[Dataset records]
*****

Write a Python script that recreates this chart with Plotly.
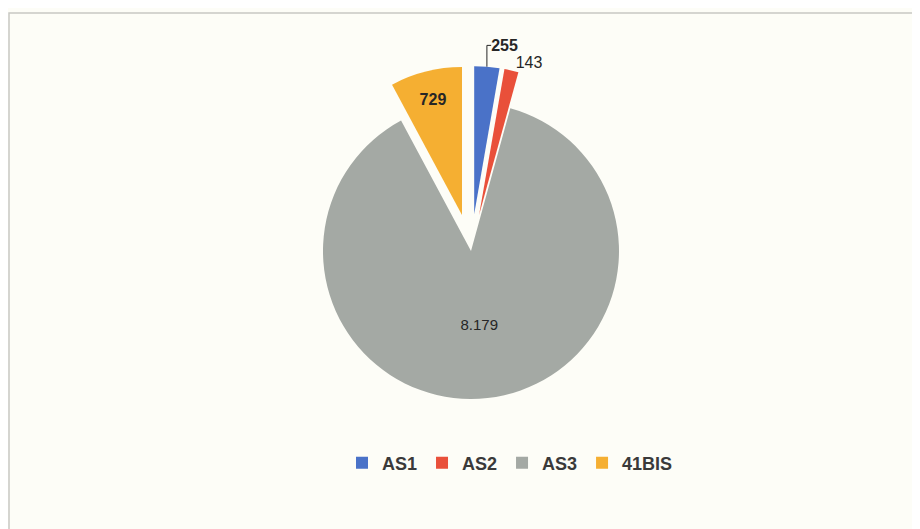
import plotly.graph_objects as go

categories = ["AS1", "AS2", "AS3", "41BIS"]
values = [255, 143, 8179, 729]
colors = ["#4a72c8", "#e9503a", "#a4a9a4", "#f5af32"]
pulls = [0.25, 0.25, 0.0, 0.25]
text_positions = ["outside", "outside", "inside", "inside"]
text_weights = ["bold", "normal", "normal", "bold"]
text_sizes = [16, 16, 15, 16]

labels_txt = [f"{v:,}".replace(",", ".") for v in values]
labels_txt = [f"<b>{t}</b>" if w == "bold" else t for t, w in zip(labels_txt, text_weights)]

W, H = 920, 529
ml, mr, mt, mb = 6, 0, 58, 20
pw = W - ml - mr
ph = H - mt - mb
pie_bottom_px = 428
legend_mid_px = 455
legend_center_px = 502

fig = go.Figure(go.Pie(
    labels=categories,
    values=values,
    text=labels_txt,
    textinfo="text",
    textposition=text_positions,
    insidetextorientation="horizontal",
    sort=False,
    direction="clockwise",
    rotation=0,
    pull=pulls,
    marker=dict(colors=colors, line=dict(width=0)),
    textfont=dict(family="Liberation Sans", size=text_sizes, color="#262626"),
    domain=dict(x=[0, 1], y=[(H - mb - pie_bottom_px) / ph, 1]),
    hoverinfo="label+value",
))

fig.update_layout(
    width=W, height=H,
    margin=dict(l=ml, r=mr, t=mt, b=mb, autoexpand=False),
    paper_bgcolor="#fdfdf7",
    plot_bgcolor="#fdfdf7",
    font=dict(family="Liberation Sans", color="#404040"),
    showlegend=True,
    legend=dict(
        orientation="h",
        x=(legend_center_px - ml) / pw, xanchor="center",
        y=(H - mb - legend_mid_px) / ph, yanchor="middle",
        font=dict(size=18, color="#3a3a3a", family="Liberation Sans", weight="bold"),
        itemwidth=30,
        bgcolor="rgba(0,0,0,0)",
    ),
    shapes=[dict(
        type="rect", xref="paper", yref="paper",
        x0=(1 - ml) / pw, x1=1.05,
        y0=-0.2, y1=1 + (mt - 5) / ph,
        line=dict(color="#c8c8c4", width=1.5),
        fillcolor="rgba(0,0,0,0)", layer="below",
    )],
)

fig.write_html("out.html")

*****

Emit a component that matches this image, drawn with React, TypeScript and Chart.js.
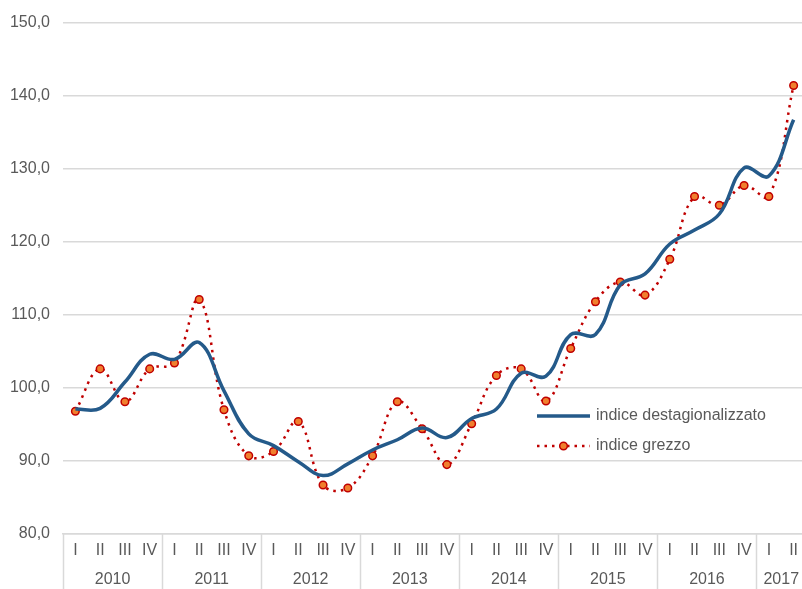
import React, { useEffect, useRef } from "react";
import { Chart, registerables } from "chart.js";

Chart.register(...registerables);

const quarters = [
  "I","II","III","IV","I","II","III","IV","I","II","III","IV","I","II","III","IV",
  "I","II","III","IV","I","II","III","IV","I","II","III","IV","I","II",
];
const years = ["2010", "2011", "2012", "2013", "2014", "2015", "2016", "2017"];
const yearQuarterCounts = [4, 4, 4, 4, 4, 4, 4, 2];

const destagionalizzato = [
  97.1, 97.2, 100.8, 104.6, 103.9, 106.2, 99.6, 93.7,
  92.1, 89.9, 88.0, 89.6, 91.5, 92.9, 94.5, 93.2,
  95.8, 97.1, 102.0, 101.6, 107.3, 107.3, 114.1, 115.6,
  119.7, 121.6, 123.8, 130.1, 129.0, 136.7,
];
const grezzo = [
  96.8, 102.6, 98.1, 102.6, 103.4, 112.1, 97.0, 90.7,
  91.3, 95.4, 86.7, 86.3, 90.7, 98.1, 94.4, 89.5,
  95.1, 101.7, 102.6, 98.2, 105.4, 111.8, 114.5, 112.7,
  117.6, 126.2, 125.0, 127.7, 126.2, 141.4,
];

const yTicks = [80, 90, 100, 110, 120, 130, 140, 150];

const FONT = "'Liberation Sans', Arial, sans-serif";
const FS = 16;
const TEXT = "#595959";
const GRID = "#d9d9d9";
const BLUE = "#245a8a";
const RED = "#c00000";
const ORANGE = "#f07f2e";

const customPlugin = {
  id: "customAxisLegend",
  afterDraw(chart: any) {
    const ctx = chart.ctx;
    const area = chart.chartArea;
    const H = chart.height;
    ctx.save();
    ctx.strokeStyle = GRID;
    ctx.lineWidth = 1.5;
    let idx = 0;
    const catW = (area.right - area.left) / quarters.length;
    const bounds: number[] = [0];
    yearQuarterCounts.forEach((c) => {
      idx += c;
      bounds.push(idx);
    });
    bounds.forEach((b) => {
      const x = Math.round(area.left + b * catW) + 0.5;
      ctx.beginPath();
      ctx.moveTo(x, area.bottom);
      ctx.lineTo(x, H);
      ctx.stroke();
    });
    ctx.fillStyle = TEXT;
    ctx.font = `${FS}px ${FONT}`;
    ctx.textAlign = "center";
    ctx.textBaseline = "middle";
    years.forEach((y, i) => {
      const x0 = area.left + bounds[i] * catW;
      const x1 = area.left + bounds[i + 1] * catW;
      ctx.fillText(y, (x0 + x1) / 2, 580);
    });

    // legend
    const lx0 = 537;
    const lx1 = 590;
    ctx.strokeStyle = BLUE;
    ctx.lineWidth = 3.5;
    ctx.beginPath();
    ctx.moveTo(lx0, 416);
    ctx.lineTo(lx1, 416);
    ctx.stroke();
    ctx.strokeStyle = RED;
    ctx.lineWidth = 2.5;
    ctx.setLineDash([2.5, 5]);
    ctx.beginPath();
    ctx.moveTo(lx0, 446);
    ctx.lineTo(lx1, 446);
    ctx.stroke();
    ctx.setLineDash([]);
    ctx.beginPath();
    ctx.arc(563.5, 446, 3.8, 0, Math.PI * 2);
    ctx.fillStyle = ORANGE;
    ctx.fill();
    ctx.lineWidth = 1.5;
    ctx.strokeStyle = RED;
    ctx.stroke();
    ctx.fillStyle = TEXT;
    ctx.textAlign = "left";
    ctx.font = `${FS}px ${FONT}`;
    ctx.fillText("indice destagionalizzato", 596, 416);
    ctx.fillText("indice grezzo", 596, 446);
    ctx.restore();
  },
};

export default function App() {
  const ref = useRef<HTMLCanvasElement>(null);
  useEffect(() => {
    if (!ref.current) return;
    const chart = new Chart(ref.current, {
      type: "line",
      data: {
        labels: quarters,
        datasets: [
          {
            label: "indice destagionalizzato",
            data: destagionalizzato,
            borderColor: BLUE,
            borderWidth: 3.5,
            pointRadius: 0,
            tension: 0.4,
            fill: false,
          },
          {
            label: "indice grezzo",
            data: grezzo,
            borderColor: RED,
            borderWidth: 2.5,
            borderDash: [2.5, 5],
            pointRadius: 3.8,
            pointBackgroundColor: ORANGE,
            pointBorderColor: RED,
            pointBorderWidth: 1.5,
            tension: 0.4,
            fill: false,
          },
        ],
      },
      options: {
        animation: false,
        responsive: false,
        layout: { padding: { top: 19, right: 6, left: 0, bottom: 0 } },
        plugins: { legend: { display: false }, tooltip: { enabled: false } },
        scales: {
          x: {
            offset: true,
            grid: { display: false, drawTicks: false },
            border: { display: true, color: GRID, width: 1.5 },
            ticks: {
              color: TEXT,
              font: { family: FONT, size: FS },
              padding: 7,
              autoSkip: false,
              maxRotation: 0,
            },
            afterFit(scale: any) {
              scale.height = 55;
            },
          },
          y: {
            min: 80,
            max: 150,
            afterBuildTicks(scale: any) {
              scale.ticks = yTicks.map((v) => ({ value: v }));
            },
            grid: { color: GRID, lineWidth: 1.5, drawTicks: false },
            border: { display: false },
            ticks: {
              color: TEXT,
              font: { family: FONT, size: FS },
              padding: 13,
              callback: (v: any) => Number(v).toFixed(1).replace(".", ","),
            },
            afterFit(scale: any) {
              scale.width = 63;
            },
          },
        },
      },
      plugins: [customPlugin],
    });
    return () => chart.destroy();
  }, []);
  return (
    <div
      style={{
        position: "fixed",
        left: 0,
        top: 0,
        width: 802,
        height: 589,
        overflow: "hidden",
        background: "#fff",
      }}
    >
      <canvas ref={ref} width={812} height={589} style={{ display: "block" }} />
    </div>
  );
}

*****

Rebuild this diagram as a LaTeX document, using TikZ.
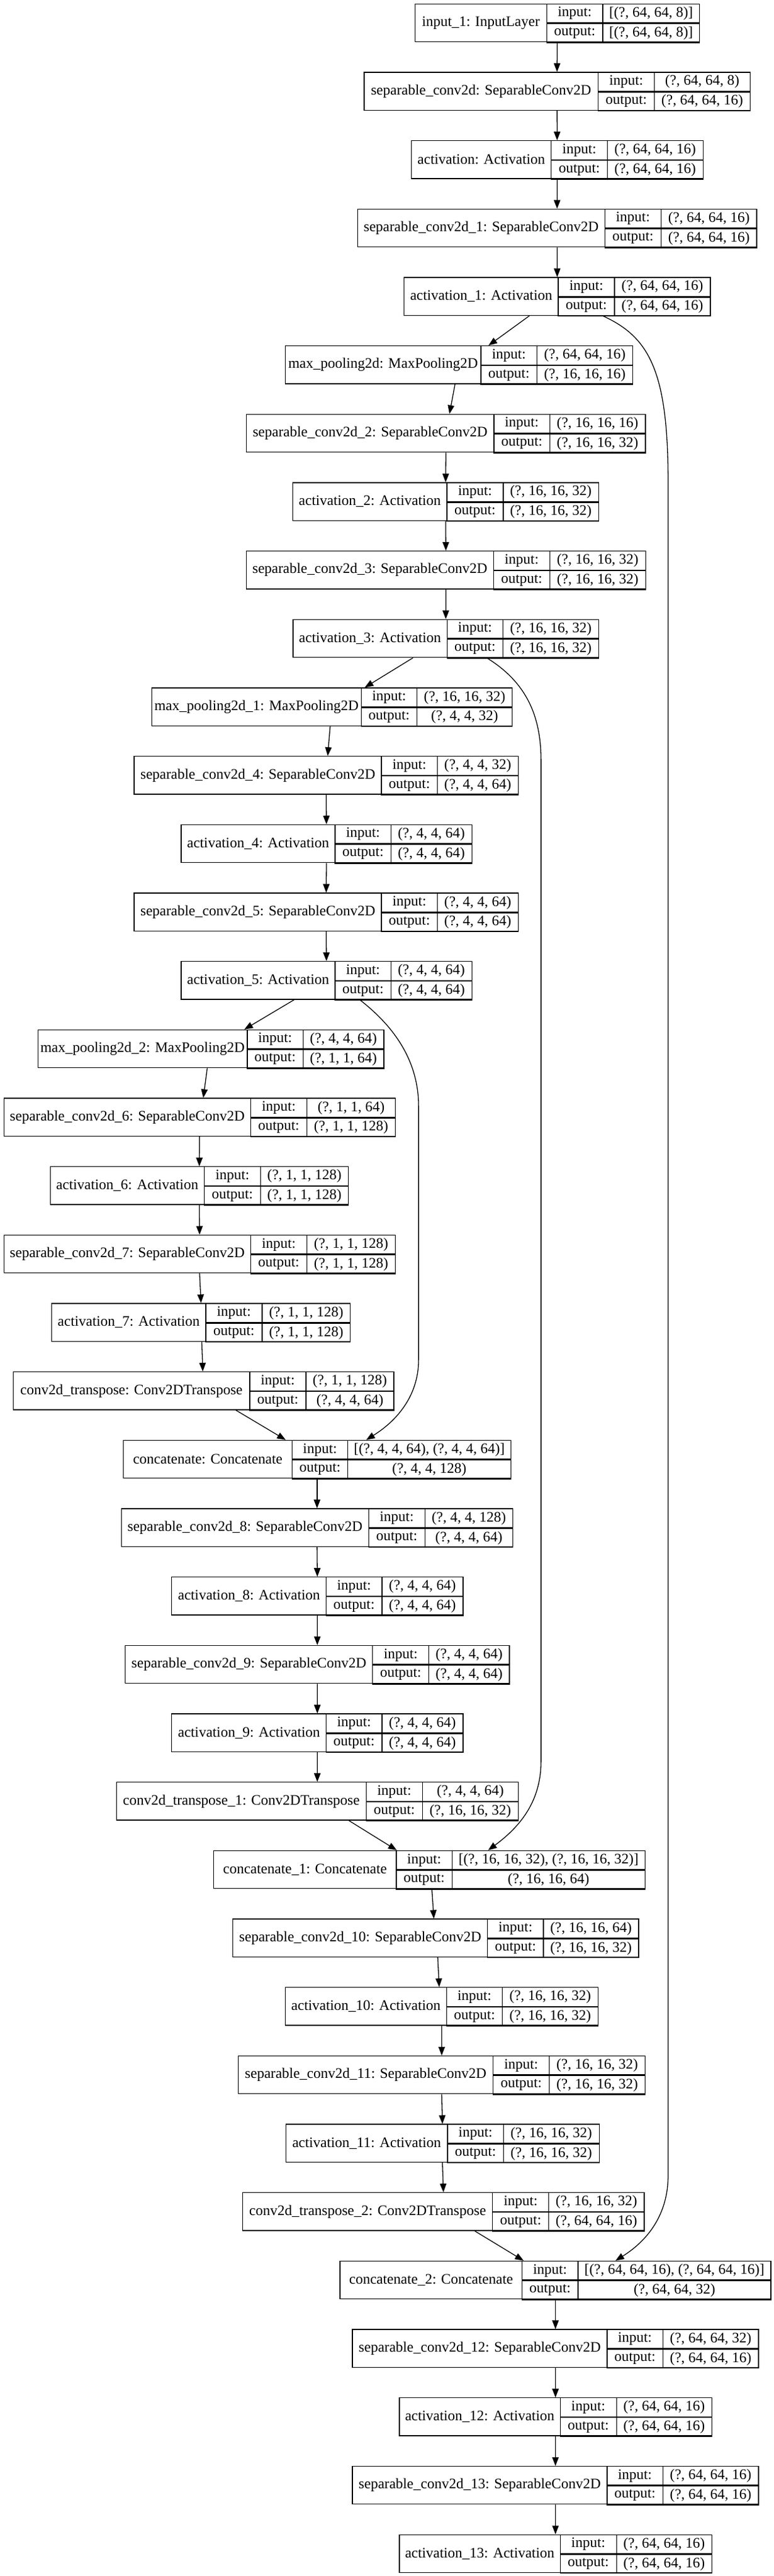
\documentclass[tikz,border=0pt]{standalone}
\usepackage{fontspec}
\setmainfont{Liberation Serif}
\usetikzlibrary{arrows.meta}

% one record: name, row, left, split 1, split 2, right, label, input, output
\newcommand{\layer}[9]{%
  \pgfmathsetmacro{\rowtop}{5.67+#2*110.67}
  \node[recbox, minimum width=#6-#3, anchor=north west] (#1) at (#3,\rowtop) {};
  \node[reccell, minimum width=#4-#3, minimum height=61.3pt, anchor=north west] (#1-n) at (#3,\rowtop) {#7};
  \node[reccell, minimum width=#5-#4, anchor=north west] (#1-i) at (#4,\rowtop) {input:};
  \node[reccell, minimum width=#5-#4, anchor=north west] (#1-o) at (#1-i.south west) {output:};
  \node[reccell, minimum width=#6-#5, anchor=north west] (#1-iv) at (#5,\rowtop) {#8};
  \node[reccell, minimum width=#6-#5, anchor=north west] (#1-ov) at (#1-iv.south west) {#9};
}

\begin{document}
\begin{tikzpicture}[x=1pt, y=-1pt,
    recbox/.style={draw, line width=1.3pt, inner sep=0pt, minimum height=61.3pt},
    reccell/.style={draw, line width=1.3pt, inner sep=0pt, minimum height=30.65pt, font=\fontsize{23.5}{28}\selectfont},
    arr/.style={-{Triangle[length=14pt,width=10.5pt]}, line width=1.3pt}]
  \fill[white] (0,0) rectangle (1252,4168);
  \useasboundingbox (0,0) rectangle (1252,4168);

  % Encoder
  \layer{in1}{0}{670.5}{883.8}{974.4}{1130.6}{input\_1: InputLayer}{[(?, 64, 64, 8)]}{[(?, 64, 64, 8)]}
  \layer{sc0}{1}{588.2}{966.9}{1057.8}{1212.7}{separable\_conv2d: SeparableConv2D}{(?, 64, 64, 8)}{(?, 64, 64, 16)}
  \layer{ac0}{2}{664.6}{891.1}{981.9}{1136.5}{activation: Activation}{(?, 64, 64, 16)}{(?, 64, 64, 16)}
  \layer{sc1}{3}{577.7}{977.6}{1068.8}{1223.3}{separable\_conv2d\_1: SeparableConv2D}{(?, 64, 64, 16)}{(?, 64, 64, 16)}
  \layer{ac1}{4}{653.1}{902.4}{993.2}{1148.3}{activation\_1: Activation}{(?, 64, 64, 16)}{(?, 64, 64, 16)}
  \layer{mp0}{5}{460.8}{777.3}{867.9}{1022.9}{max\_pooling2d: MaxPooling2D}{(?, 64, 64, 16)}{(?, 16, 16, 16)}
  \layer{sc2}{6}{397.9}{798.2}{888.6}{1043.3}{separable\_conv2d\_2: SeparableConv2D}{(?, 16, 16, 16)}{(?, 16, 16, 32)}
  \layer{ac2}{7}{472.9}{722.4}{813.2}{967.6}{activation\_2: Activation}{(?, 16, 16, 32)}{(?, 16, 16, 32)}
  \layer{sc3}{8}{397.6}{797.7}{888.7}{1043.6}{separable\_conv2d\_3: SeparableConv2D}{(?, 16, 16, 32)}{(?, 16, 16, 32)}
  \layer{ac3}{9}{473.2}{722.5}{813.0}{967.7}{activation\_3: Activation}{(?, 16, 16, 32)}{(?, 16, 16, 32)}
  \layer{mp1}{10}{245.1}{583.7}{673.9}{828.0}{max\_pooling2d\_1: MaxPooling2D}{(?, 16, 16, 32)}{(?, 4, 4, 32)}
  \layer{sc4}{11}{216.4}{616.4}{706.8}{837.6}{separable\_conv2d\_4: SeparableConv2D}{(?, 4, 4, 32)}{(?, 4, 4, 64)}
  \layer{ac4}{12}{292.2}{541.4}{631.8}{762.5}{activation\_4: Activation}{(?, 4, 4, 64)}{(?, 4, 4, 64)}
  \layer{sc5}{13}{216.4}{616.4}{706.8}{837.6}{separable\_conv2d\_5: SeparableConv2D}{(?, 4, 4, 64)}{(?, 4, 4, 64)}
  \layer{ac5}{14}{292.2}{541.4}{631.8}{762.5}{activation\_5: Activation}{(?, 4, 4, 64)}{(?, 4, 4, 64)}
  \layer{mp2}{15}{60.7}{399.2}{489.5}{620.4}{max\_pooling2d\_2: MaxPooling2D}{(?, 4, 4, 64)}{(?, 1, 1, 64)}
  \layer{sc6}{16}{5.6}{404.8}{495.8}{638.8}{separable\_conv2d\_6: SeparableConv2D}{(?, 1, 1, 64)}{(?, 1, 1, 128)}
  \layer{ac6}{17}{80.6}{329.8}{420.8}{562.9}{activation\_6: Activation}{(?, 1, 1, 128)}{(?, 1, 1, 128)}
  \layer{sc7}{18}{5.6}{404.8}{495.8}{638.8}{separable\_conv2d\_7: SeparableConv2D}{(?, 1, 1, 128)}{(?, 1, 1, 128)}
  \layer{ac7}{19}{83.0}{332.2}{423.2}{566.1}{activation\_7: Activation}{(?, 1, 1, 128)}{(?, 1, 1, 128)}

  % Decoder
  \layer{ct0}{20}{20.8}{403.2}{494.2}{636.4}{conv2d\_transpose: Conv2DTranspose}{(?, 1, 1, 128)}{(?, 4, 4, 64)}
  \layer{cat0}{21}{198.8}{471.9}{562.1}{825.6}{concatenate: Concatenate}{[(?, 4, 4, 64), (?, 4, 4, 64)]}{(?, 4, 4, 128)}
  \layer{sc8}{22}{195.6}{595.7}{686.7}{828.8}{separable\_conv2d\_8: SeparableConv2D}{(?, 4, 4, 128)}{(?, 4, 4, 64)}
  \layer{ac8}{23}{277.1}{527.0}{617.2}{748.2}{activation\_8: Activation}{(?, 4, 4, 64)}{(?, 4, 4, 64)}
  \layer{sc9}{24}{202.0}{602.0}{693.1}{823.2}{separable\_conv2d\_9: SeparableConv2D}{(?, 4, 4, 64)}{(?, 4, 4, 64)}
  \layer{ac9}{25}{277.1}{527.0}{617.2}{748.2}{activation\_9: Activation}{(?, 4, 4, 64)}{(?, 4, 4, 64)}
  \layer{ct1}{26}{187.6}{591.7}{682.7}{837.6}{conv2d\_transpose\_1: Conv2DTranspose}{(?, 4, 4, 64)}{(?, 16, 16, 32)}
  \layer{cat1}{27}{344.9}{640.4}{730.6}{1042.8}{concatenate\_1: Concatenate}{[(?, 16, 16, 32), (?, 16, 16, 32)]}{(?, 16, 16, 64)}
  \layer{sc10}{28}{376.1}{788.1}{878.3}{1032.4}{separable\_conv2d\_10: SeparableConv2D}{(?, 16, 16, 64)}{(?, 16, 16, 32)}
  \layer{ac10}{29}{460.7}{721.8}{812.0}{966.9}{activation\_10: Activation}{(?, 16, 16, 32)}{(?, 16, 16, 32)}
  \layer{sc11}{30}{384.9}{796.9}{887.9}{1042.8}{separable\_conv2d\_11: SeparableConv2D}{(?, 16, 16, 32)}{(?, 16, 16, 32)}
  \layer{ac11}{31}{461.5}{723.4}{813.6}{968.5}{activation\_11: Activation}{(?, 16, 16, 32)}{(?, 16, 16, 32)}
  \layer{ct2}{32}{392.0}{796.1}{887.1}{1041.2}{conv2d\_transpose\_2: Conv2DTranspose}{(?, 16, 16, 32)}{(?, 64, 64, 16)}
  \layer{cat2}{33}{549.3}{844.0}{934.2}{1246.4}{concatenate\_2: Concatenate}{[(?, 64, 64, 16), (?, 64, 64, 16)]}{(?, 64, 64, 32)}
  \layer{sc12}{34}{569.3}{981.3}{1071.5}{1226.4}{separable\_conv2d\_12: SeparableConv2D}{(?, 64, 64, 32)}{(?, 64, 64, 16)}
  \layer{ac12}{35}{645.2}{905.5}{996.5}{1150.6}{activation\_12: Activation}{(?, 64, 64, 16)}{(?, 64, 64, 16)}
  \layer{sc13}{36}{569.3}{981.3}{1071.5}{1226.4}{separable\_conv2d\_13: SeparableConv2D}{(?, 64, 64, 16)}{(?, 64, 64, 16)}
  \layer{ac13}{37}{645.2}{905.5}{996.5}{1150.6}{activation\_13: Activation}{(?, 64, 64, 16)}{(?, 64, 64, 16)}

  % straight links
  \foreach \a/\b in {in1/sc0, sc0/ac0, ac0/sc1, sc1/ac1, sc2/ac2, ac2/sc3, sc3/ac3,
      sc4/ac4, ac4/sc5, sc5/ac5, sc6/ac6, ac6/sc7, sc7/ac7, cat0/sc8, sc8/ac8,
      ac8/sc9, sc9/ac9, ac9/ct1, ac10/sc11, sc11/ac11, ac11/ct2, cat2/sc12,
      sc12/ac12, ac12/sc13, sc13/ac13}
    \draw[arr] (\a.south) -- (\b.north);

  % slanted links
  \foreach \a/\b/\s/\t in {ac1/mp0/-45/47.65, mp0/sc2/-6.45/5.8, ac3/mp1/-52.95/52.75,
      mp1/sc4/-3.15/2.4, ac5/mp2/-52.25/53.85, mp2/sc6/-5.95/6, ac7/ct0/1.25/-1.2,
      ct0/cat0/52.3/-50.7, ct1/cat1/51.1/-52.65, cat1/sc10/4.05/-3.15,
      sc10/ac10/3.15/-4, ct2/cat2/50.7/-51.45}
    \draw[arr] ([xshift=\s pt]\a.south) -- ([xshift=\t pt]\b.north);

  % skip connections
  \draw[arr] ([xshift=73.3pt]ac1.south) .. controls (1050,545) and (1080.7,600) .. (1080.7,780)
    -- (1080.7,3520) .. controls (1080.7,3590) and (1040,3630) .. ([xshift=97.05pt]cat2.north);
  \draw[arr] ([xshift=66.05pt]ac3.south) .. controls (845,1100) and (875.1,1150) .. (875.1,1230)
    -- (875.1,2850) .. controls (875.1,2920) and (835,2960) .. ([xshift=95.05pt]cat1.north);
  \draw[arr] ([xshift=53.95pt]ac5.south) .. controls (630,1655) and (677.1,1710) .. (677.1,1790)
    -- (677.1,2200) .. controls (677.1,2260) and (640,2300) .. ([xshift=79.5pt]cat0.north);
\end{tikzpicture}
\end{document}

*****

- [TASK OBJECTIVE] Repeat the lines above exactly, beginning with the one containing "Write a Python" and finishing with the one containing "text_sizes = [16, 16, 15, 16]". No pictures belong in the copy.

- [WRITTEN ANSWER]
Write a Python script that recreates this chart with Plotly.
import plotly.graph_objects as go

categories = ["AS1", "AS2", "AS3", "41BIS"]
values = [255, 143, 8179, 729]
colors = ["#4a72c8", "#e9503a", "#a4a9a4", "#f5af32"]
pulls = [0.25, 0.25, 0.0, 0.25]
text_positions = ["outside", "outside", "inside", "inside"]
text_weights = ["bold", "normal", "normal", "bold"]
text_sizes = [16, 16, 15, 16]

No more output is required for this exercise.